Now I have my own collection that helps me nourish my family while they nourish memories of my travels.

A short spoon with a shallow, round bowl made from deeply grained wood reminds me of the young Loatian mother, sitting cross-legged on a blanket with a baby suckling at her breast, her hand-cut wooden kitchen tools displayed in front of her.

I spotted my elegant olive wood spoon with a flat bowl across a pile of gleaming tomatoes while strolling through food stalls in Florence with my husband.

This funny blond spoon with a craggy oval bowl brings me back to the oppressive humidity at a night market in Kaifeng, China, where the legendary watermelons glowed under the harsh lights.

Every spoon tells a story, and just as importantly, every spoon has a function in my kitchen. This simplest of kitchen tools is as abundantly practical as it is enchanting. The spoons I have gathered toss hot farfalle with wilted spinach and oozing cherry tomatoes, mix brownie batter, and stir chicken soup. I bring them to my stove, where they inform my cooking with the flavors and experiences I’ve gathered.

Ready to start stocking up on wooden spoons? Here are five reasons why wooden spoons are the best kitchen tool (besides knives).

5 Reasons to Start a Collection of Wooden Spoons

1. They make good, cheap souvenirs.

Wooden spoons are the ultimate inexpensive souvenirs that, unlike snow globes and post cards, do not end up tucked in the back of a drawer or closet. Plus, where and how you buy them is usually more memorable because they are not the sort of thing you find in tourist traps.

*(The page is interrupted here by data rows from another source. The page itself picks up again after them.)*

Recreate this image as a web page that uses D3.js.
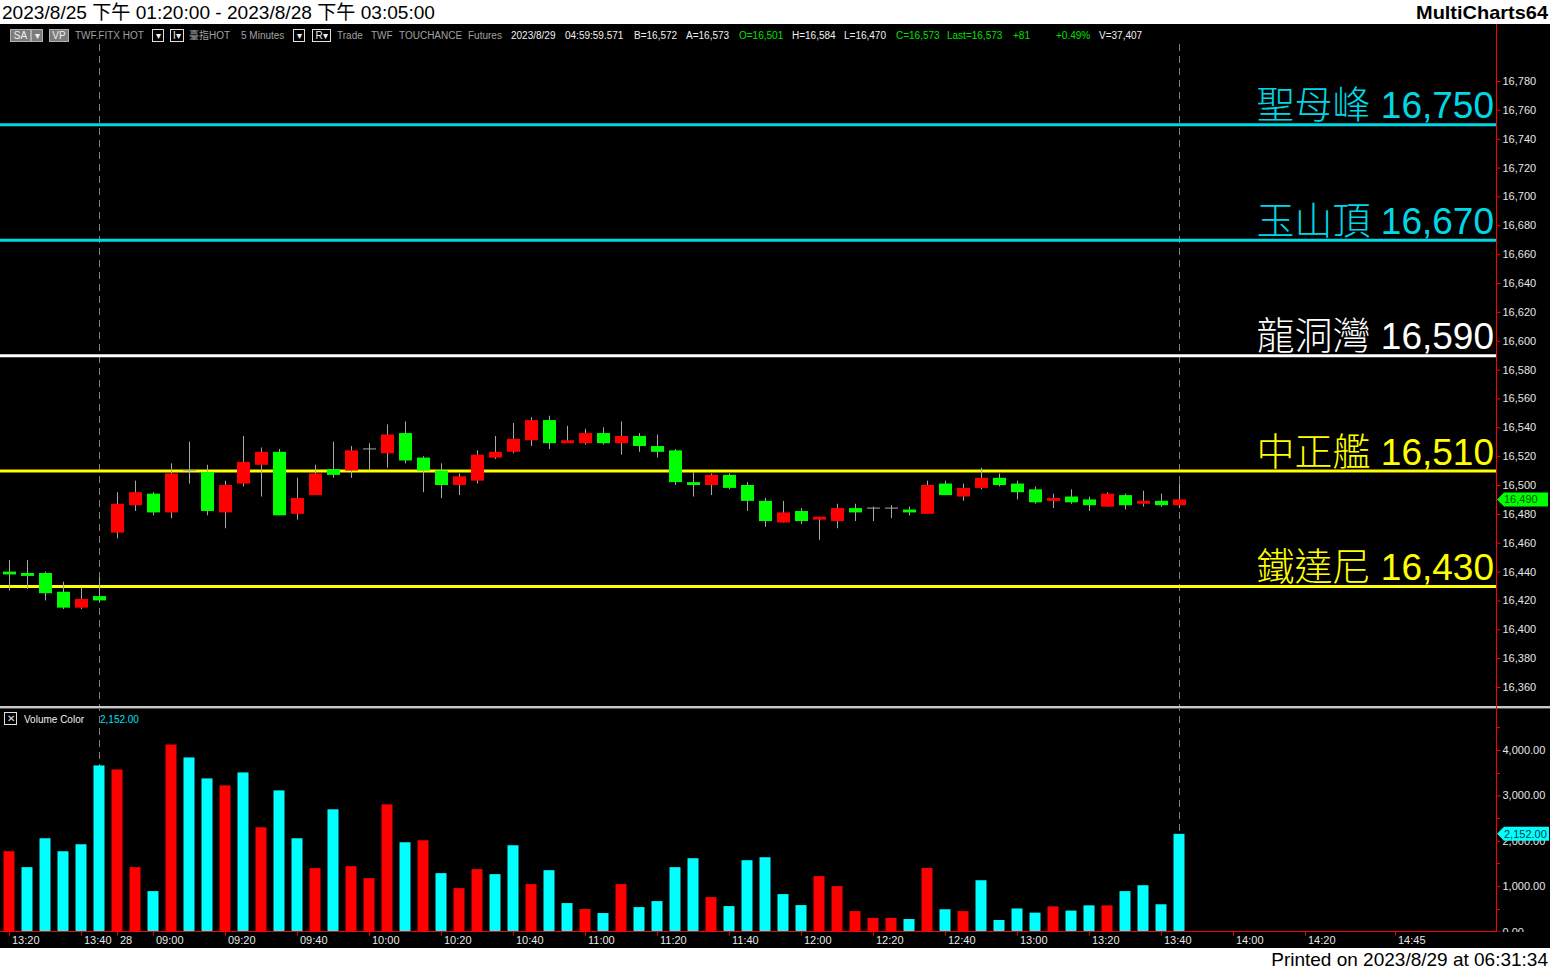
<!DOCTYPE html>
<html><head><meta charset="utf-8">
<script src="https://cdn.jsdelivr.net/npm/d3@7"></script>
<style>
html,body{margin:0;padding:0;background:#fff;overflow:hidden;}
svg{display:block;}
text{font-family:"Liberation Sans",Arial,"Noto Sans CJK TC",sans-serif;}
</style></head><body>
<svg id="c" width="1550" height="970"></svg>
<script>
// ---------------- DATA ----------------
const slots = ["25 13:20","25 13:25","25 13:30","25 13:35","25 13:40","25 13:45",
"28 08:50","28 08:55","28 09:00","28 09:05","28 09:10","28 09:15","28 09:20","28 09:25","28 09:30","28 09:35",
"28 09:40","28 09:45","28 09:50","28 09:55","28 10:00","28 10:05","28 10:10","28 10:15","28 10:20","28 10:25",
"28 10:30","28 10:35","28 10:40","28 10:45","28 10:50","28 10:55","28 11:00","28 11:05","28 11:10","28 11:15",
"28 11:20","28 11:25","28 11:30","28 11:35","28 11:40","28 11:45","28 11:50","28 11:55","28 12:00","28 12:05",
"28 12:10","28 12:15","28 12:20","28 12:25","28 12:30","28 12:35","28 12:40","28 12:45","28 12:50","28 12:55",
"28 13:00","28 13:05","28 13:10","28 13:15","28 13:20","28 13:25","28 13:30","28 13:35","28 13:40","28 13:45",
"28 13:50","28 13:55","28 14:00","28 14:05","28 14:10","28 14:15","28 14:20","28 14:25","28 14:30","28 14:35",
"28 14:40","28 14:45"];

const opens = [16440,16439,16439,16426,16415,16423,16467,16486,16494,16481,
16510,16509,16481,16501,16514,16523,16480,16493,16511,16510,
16525,16522,16536,16519,16510,16500,16503,16519,16523,16531,
16545,16529,16529,16536,16529,16534,16527,16524,16502,16500,
16507,16500,16489,16474,16482,16476,16475,16484,16484,16484,
16483,16480,16501,16492,16498,16505,16501,16497,16489,16492,
16490,16485,16493,16487,16489,16486];
const highs = [16448,16448,16440,16433,16429,16436,16495,16503,16495,16515,
16530,16514,16503,16534,16526,16525,16505,16514,16530,16527,
16529,16542,16544,16520,16515,16508,16524,16534,16543,16547,
16548,16541,16539,16540,16544,16536,16535,16525,16509,16508,
16508,16502,16491,16489,16484,16478,16487,16487,16485,16486,
16485,16503,16503,16501,16512,16508,16503,16499,16494,16497,
16492,16495,16494,16496,16494,16501];
const lows = [16427,16428,16420,16414,16414,16419,16463,16482,16479,16477,
16501,16479,16470,16499,16492,16479,16476,16493,16505,16505,
16510,16512,16515,16495,16491,16493,16501,16518,16522,16527,
16525,16529,16528,16528,16521,16523,16519,16500,16492,16493,
16497,16482,16471,16474,16473,16462,16470,16475,16475,16477,
16479,16480,16493,16489,16497,16499,16490,16487,16484,16487,
16482,16485,16483,16485,16485,16484];
const closes = [16438,16437,16425,16415,16421,16420,16487,16495,16481,16508,
16510,16482,16500,16516,16523,16479,16491,16508,16507,16524,
16525,16535,16517,16510,16500,16506,16521,16523,16532,16545,
16529,16531,16536,16529,16534,16527,16523,16502,16500,16507,
16498,16489,16475,16481,16475,16478,16484,16481,16484,16484,
16481,16500,16493,16498,16505,16500,16495,16488,16491,16488,
16486,16494,16486,16489,16486,16490];
const volumes = [1769,1418,2055,1769,1923,3660,3572,1418,890,4121,
3836,3374,3220,3506,2297,3110,2055,1396,2693,1440,
1176,2802,1967,2011,1286,956,1374,1264,1901,1044,
1352,626,495,407,1044,538,670,1418,1615,758,
560,1571,1637,824,582,1220,1000,450,300,300,
275,1400,490,450,1130,253,508,415,554,461,
576,576,890,1020,600,2152];
// r = up-volume bar, c = down-volume bar
const volumeDir = ("rcccccrrcr"+"ccrcrccrcr"+"rrcrcrrccr"+"ccrcrccccr"+"cccccrrrrr"+"crcrccccrc"+"crcccc").split("");

const levelNames = ["聖母峰","玉山頂","龍洞灣","中正艦","鐵達尼"];
const levelValues = [16750,16670,16590,16510,16430];
const levelKinds = ["cyan","cyan","white","yellow","yellow"];

const xTickKeys = ["25 13:20","25 13:40","28 08:50","28 09:00","28 09:20","28 09:40","28 10:00","28 10:20","28 10:40",
"28 11:00","28 11:20","28 11:40","28 12:00","28 12:20","28 12:40","28 13:00","28 13:20","28 13:40","28 14:00","28 14:20","28 14:45"];
const xTickLabels = ["13:20","13:40","28","09:00","09:20","09:40","10:00","10:20","10:40",
"11:00","11:20","11:40","12:00","12:20","12:40","13:00","13:20","13:40","14:00","14:20","14:45"];
const sessionEnds = ["25 13:45","28 13:45"];
const priceTicks = [16360,16380,16400,16420,16440,16460,16480,16500,16520,16540,16560,16580,16600,16620,16640,16660,16680,16700,16720,16740,16760,16780];
const volTicks = [0,1000,2000,3000,4000];
const lastPrice = 16490, lastVolume = 2152;

const titleText = "2023/8/25 下午 01:20:00 - 2023/8/28 下午 03:05:00";
const infoItems = [
 ["TWF.FITX HOT","g",75],["臺指HOT","g",189],["5 Minutes","g",241],["Trade","g",337],["TWF","g",371],
 ["TOUCHANCE","g",399],["Futures","g",468],["2023/8/29","w",511],["04:59:59.571","w",565],["B=16,572","w",634],
 ["A=16,573","w",686],["O=16,501","G",739],["H=16,584","w",792],["L=16,470","w",844],["C=16,573","G",896],
 ["Last=16,573","G",947],["+81","G",1013],["+0.49%","G",1056],["V=37,407","w",1099]];

// ---------------- STYLE / LAYOUT ----------------
const W = 1550, H = 970;
const plotL = 0, plotR = 1496;
const paneTop = 24, priceBottom = 706, volTop = 709, volBottom = 931.5, chartBottom = 948;
const colorMap = {cyan:"#00d8e6", white:"#ffffff", yellow:"#ffff00"};
const UP = "#ff0000", DOWN = "#00ff00", WICK = "#a8a8a8";
const VUP = "#ff0000", VDN = "#00ffff";
const AXIS = "#ff0000", TXT = "#e6e6e6";

const svg = d3.select("#c");
svg.append("rect").attr("x",0).attr("y",0).attr("width",W).attr("height",H).attr("fill","#fff");
svg.append("rect").attr("x",0).attr("y",paneTop).attr("width",W).attr("height",chartBottom-paneTop).attr("fill","#000");

// header
svg.append("text").attr("x",2).attr("y",19).attr("font-size",19).attr("fill","#000")
  .attr("textLength",433).attr("lengthAdjust","spacingAndGlyphs").text(titleText);
svg.append("text").attr("x",1548).attr("y",19).attr("font-size",19).attr("font-weight","bold")
  .attr("text-anchor","end").attr("fill","#000").attr("textLength",132).attr("lengthAdjust","spacingAndGlyphs").text("MultiCharts64");
svg.append("text").attr("x",1548).attr("y",966).attr("font-size",19).attr("text-anchor","end").attr("fill","#000")
  .text("Printed on 2023/8/29 at 06:31:34");

// scales
const x = d3.scaleBand().domain(slots).range([0.3, 0.3 + 18*slots.length]).padding(0);
const cx = k => x(k) + x.bandwidth()/2;
const y = d3.scaleLinear().domain([16360,16780]).range([687,81]);
const yv = d3.scaleLinear().domain([0,4000]).range([volBottom, 750]);

const bars = opens.map((o,i)=>({k:slots[i],o,h:highs[i],l:lows[i],c:closes[i],v:volumes[i],vd:volumeDir[i]}));

// clip paths
const defs = svg.append("defs");
defs.append("clipPath").attr("id","cp").append("rect").attr("x",0).attr("y",paneTop).attr("width",plotR).attr("height",priceBottom-paneTop);
defs.append("clipPath").attr("id","cv").append("rect").attr("x",0).attr("y",volTop).attr("width",W).attr("height",volBottom-volTop+0.5);

// session break dashed lines
svg.append("g").selectAll("line").data(sessionEnds).join("line")
  .attr("x1",d=>Math.round(cx(d))+0.5).attr("x2",d=>Math.round(cx(d))+0.5)
  .attr("y1",44).attr("y2",volBottom)
  .attr("stroke","#7a7a7a").attr("stroke-width",1).attr("stroke-dasharray","7,5");

// info bar
const info = svg.append("g").attr("font-size",10);
function box(x0,w,fill,stroke,label){
  info.append("rect").attr("x",x0+0.5).attr("y",29.5).attr("width",w).attr("height",12)
    .attr("fill",fill).attr("stroke",stroke);
  info.append("text").attr("x",x0+w/2+0.5).attr("y",39).attr("text-anchor","middle").attr("fill","#f0f0f0").text(label);
}
box(10,20,"#7c7c7c","#b0b0b0","SA"); box(31,11,"#7c7c7c","#b0b0b0","▾");
box(49,19,"#7c7c7c","#b0b0b0","VP");
box(152,11,"#000","#e0e0e0","▾"); box(170,13,"#000","#e0e0e0","I▾");
box(293,11,"#000","#e0e0e0","▾"); box(312,18,"#000","#e0e0e0","R▾");
const infoColor = {g:"#a0a0a0", w:"#f0f0f0", G:"#00e000"};
info.selectAll("text.it").data(infoItems).join("text").attr("class","it")
  .attr("x",d=>d[2]).attr("y",39).attr("fill",d=>infoColor[d[1]]).text(d=>d[0]);

// level lines
const lv = svg.append("g").attr("clip-path","url(#cp)");
lv.selectAll("line").data(levelValues).join("line")
  .attr("x1",0).attr("x2",plotR).attr("y1",d=>y(d)+0.5).attr("y2",d=>y(d)+0.5)
  .attr("stroke",(d,i)=>colorMap[levelKinds[i]]).attr("stroke-width",3);

// candles
const cg = svg.append("g").attr("clip-path","url(#cp)");
cg.selectAll("line.w").data(bars).join("line").attr("class","w")
  .attr("x1",d=>Math.round(cx(d.k))+0.5).attr("x2",d=>Math.round(cx(d.k))+0.5)
  .attr("y1",d=>y(d.h)).attr("y2",d=>y(d.l)).attr("stroke",WICK).attr("stroke-width",1);
cg.selectAll("rect.b").data(bars).join("rect").attr("class","b")
  .attr("x",d=>Math.round(cx(d.k))-6).attr("width",13)
  .attr("y",d=>d.c===d.o ? y(d.c)-0.5 : y(Math.max(d.o,d.c)))
  .attr("height",d=>d.c===d.o ? 1 : Math.max(2.5, y(Math.min(d.o,d.c))-y(Math.max(d.o,d.c))))
  .attr("fill",d=>d.c>d.o?UP:(d.c<d.o?DOWN:WICK));

// level labels
const lt = svg.append("g");
levelValues.forEach((v,i)=>{
  const t = lt.append("text").attr("x",1494).attr("y",y(v)-6).attr("text-anchor","end")
    .attr("font-size",37).attr("fill",colorMap[levelKinds[i]]);
  t.append("tspan").attr("font-family","'Noto Sans CJK TC'").attr("font-weight",300).attr("font-size",38).text(levelNames[i]);
  t.append("tspan").text(" " + d3.format(",")(v));
});

// pane separator
svg.append("rect").attr("x",0).attr("y",706).attr("width",W).attr("height",2).attr("fill","#c8c8c8");
svg.append("rect").attr("x",0).attr("y",708).attr("width",W).attr("height",1).attr("fill","#555");

// volume bars
const vg = svg.append("g").attr("clip-path","url(#cv)");
vg.selectAll("rect").data(bars).join("rect")
  .attr("x",d=>Math.round(cx(d.k))-5.5).attr("width",11)
  .attr("y",d=>yv(d.v)).attr("height",d=>volBottom-yv(d.v))
  .attr("fill",d=>d.vd==="r"?VUP:VDN);

// volume title
svg.append("rect").attr("x",4.5).attr("y",712.5).attr("width",12).attr("height",12).attr("fill","none").attr("stroke","#e0e0e0");
svg.append("text").attr("x",10.5).attr("y",722).attr("text-anchor","middle").attr("font-size",10).attr("fill","#e0e0e0").text("✕");
svg.append("text").attr("x",24).attr("y",723).attr("font-size",10).attr("fill","#f0f0f0").text("Volume Color");
svg.append("text").attr("x",100).attr("y",723).attr("font-size",10).attr("fill","#00e0f0").text(d3.format(",.2f")(lastVolume));

// axes lines
svg.append("line").attr("x1",plotR+0.5).attr("x2",plotR+0.5).attr("y1",paneTop).attr("y2",volBottom).attr("stroke",AXIS);
svg.append("line").attr("x1",0).attr("x2",plotR+1).attr("y1",volBottom).attr("y2",volBottom).attr("stroke",AXIS);

// price axis
const ya = d3.axisRight(y).tickValues(priceTicks).tickFormat(d3.format(",")).tickSize(4).tickPadding(2);
const yag = svg.append("g").attr("transform",`translate(${plotR+0.5},0)`).call(ya);
const minorP = d3.range(16350,16810,10);
svg.append("g").selectAll("line").data(minorP).join("line")
  .attr("x1",plotR).attr("x2",plotR+4).attr("y1",d=>Math.round(y(d))+0.5).attr("y2",d=>Math.round(y(d))+0.5)
  .attr("stroke",AXIS).attr("clip-path","url(#cp)");

// volume axis
const va = d3.axisRight(yv).tickValues(volTicks).tickFormat(d3.format(",.2f")).tickSize(4).tickPadding(2);
const vag = svg.append("g").attr("transform",`translate(${plotR+0.5},0)`).attr("clip-path","url(#cv)").call(va);
svg.append("g").selectAll("line").data([500,1500,2500,3500,4500]).join("line")
  .attr("x1",plotR).attr("x2",plotR+4).attr("y1",d=>Math.round(yv(d))+0.5).attr("y2",d=>Math.round(yv(d))+0.5)
  .attr("stroke",AXIS).attr("clip-path","url(#cv)");

[yag,vag].forEach(g=>{
  g.select(".domain").remove();
  g.selectAll(".tick line").attr("stroke",AXIS);
  g.selectAll(".tick text").attr("fill",TXT).attr("font-size",11).attr("font-family","'Liberation Sans',Arial");
});

// x axis
const xa = svg.append("g");
xa.selectAll("line").data(xTickKeys).join("line")
  .attr("x1",d=>Math.round(cx(d))+0.5).attr("x2",d=>Math.round(cx(d))+0.5)
  .attr("y1",volBottom).attr("y2",volBottom+4).attr("stroke",AXIS);
xa.selectAll("text").data(xTickKeys).join("text")
  .attr("x",d=>Math.round(cx(d))+3).attr("y",944).attr("font-size",11).attr("fill",TXT)
  .text((d,i)=>xTickLabels[i]);

// last price marker
function marker(yy, label, fill, tcolor, w){
  const g = svg.append("g");
  g.append("path").attr("d",`M${plotR+1},${yy} L${plotR+8},${yy-7} L${plotR+1+w},${yy-7} L${plotR+1+w},${yy+7} L${plotR+8},${yy+7} Z`)
   .attr("fill",fill);
  g.append("text").attr("x",plotR+8).attr("y",yy+4).attr("font-size",11).attr("fill",tcolor).text(label);
}
marker(y(lastPrice), d3.format(",")(lastPrice), "#00ff00", "#005000", 51);
marker(yv(lastVolume), d3.format(",.2f")(lastVolume), "#00ffff", "#003a40", 52);
</script>
</body></html>
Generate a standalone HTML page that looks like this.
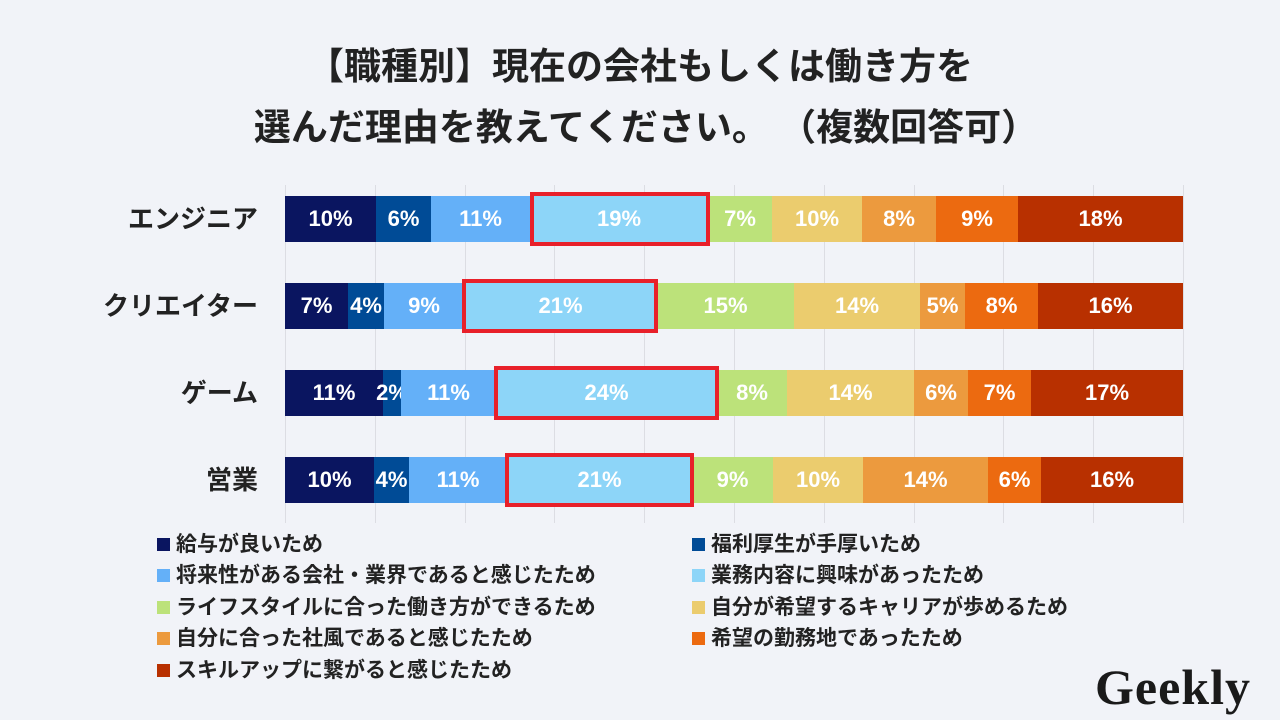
<!DOCTYPE html>
<html><head><meta charset="utf-8"><style>
body{margin:0;width:1280px;height:720px;background:#f1f3f8;position:relative;overflow:hidden;font-family:"Liberation Sans","Noto Sans CJK JP",sans-serif;}
.t{position:absolute;left:0;width:1280px;text-align:center;font-size:37px;font-weight:bold;color:#222;line-height:44px;}
.g{position:absolute;top:185px;height:338px;width:1px;background:#dcdde3;}
.s{position:absolute;height:46px;color:#fff;font-size:22px;font-weight:bold;display:flex;align-items:center;justify-content:center;}
.c{position:absolute;right:1022px;font-size:26px;font-weight:bold;color:#222;height:46px;line-height:46px;}
.r{position:absolute;border:4px solid #e8202a;box-sizing:border-box;}
.l{position:absolute;font-size:21px;font-weight:bold;color:#222;line-height:22px;white-space:nowrap;}
.l i{display:inline-block;width:13px;height:13px;margin-right:6px;vertical-align:0px;}
</style></head><body>
<div class="t" style="top:45px">【職種別】現在の会社もしくは働き方を</div>
<div class="t" style="top:106px;left:6px">選んだ理由を教えてください。 （複数回答可）</div>
<div class="g" style="left:285px"></div><div class="g" style="left:375px"></div><div class="g" style="left:465px"></div><div class="g" style="left:554px"></div><div class="g" style="left:644px"></div><div class="g" style="left:734px"></div><div class="g" style="left:824px"></div><div class="g" style="left:914px"></div><div class="g" style="left:1003px"></div><div class="g" style="left:1093px"></div><div class="g" style="left:1183px"></div>

<div class="c" style="top:196px">エンジニア</div>
<div class="c" style="top:283px">クリエイター</div>
<div class="c" style="top:370px">ゲーム</div>
<div class="c" style="top:457px">営業</div>

<div style="position:absolute;top:196px;left:0">
<div class="s" style="left:285px;width:91px;background:#0a1560">10%</div><div class="s" style="left:376px;width:55px;background:#004b96">6%</div><div class="s" style="left:431px;width:99px;background:#64b0f8">11%</div><div class="s" style="left:530px;width:178px;background:#8dd5f8">19%</div><div class="s" style="left:708px;width:64px;background:#bce27a">7%</div><div class="s" style="left:772px;width:90px;background:#ebcc6e">10%</div><div class="s" style="left:862px;width:74px;background:#ec9a3e">8%</div><div class="s" style="left:936px;width:82px;background:#ec6a10">9%</div><div class="s" style="left:1018px;width:165px;background:#b83000">18%</div>
</div>
<div style="position:absolute;top:283px;left:0">
<div class="s" style="left:285px;width:63px;background:#0a1560">7%</div><div class="s" style="left:348px;width:36px;background:#004b96">4%</div><div class="s" style="left:384px;width:80px;background:#64b0f8">9%</div><div class="s" style="left:464px;width:193px;background:#8dd5f8">21%</div><div class="s" style="left:657px;width:137px;background:#bce27a">15%</div><div class="s" style="left:794px;width:126px;background:#ebcc6e">14%</div><div class="s" style="left:920px;width:45px;background:#ec9a3e">5%</div><div class="s" style="left:965px;width:73px;background:#ec6a10">8%</div><div class="s" style="left:1038px;width:145px;background:#b83000">16%</div>
</div>
<div style="position:absolute;top:370px;left:0">
<div class="s" style="left:285px;width:98px;background:#0a1560">11%</div><div class="s" style="left:383px;width:18px;background:#004b96">2%</div><div class="s" style="left:401px;width:95px;background:#64b0f8">11%</div><div class="s" style="left:496px;width:221px;background:#8dd5f8">24%</div><div class="s" style="left:717px;width:70px;background:#bce27a">8%</div><div class="s" style="left:787px;width:127px;background:#ebcc6e">14%</div><div class="s" style="left:914px;width:54px;background:#ec9a3e">6%</div><div class="s" style="left:968px;width:63px;background:#ec6a10">7%</div><div class="s" style="left:1031px;width:152px;background:#b83000">17%</div>
</div>
<div style="position:absolute;top:457px;left:0">
<div class="s" style="left:285px;width:89px;background:#0a1560">10%</div><div class="s" style="left:374px;width:35px;background:#004b96">4%</div><div class="s" style="left:409px;width:98px;background:#64b0f8">11%</div><div class="s" style="left:507px;width:185px;background:#8dd5f8">21%</div><div class="s" style="left:692px;width:81px;background:#bce27a">9%</div><div class="s" style="left:773px;width:90px;background:#ebcc6e">10%</div><div class="s" style="left:863px;width:125px;background:#ec9a3e">14%</div><div class="s" style="left:988px;width:53px;background:#ec6a10">6%</div><div class="s" style="left:1041px;width:142px;background:#b83000">16%</div>
</div>

<div class="r" style="left:530px;top:192px;width:180px;height:54px"></div>
<div class="r" style="left:462px;top:279px;width:196px;height:54px"></div>
<div class="r" style="left:494px;top:366px;width:225px;height:54px"></div>
<div class="r" style="left:505px;top:453px;width:189px;height:54px"></div>

<div class="l" style="left:157px;top:534px"><i style="background:#0a1560"></i>給与が良いため</div>
<div class="l" style="left:692px;top:534px"><i style="background:#004b96"></i>福利厚生が手厚いため</div>
<div class="l" style="left:157px;top:565px"><i style="background:#64b0f8"></i>将来性がある会社・業界であると感じたため</div>
<div class="l" style="left:692px;top:565px"><i style="background:#8dd5f8"></i>業務内容に興味があったため</div>
<div class="l" style="left:157px;top:597px"><i style="background:#bce27a"></i>ライフスタイルに合った働き方ができるため</div>
<div class="l" style="left:692px;top:597px"><i style="background:#ebcc6e"></i>自分が希望するキャリアが歩めるため</div>
<div class="l" style="left:157px;top:628px"><i style="background:#ec9a3e"></i>自分に合った社風であると感じたため</div>
<div class="l" style="left:692px;top:628px"><i style="background:#ec6a10"></i>希望の勤務地であったため</div>
<div class="l" style="left:157px;top:660px"><i style="background:#b83000"></i>スキルアップに繋がると感じたため</div>

<div style="position:absolute;left:1095px;top:657px;font-family:'Liberation Serif',serif;font-weight:bold;font-size:50px;color:#1a1a1a;line-height:60px;letter-spacing:1px;">Geekly</div>
</body></html>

2. They don’t discriminate.

They work very well with all your cookware. They are as perfectly suited to the surface of your nonstick skillets as they are to cast iron and clad pans.

3. They’re easy to clean.

If anything ever does get stuck on the surface, the scrubbie side of a sponge will take care of it. In 20 years, I have yet to come across anything I couldn’t easily clean off a spoon. (But don’t put them in the dishwasher, where the high temperatures and prolonged exposure to water will cause them to splinter.)

4. They store well.

They lie flat in your drawer without poking up and getting the drawer jammed. (Take that, potato masher!). Or, stand them up in a canister and you can pick out exactly the right one for the job in a hurry.

5. They’re beautiful.

In their own quiet way, the different woods and shapes have an elegant, understated, and utilitarian beauty that adds warmth and functionality to my counter. Also when treated right, like wine and cheese, they will improve with age and use. My oldest, most beloved spoons are smoother to the touch, as though to show their appreciation for my devotion.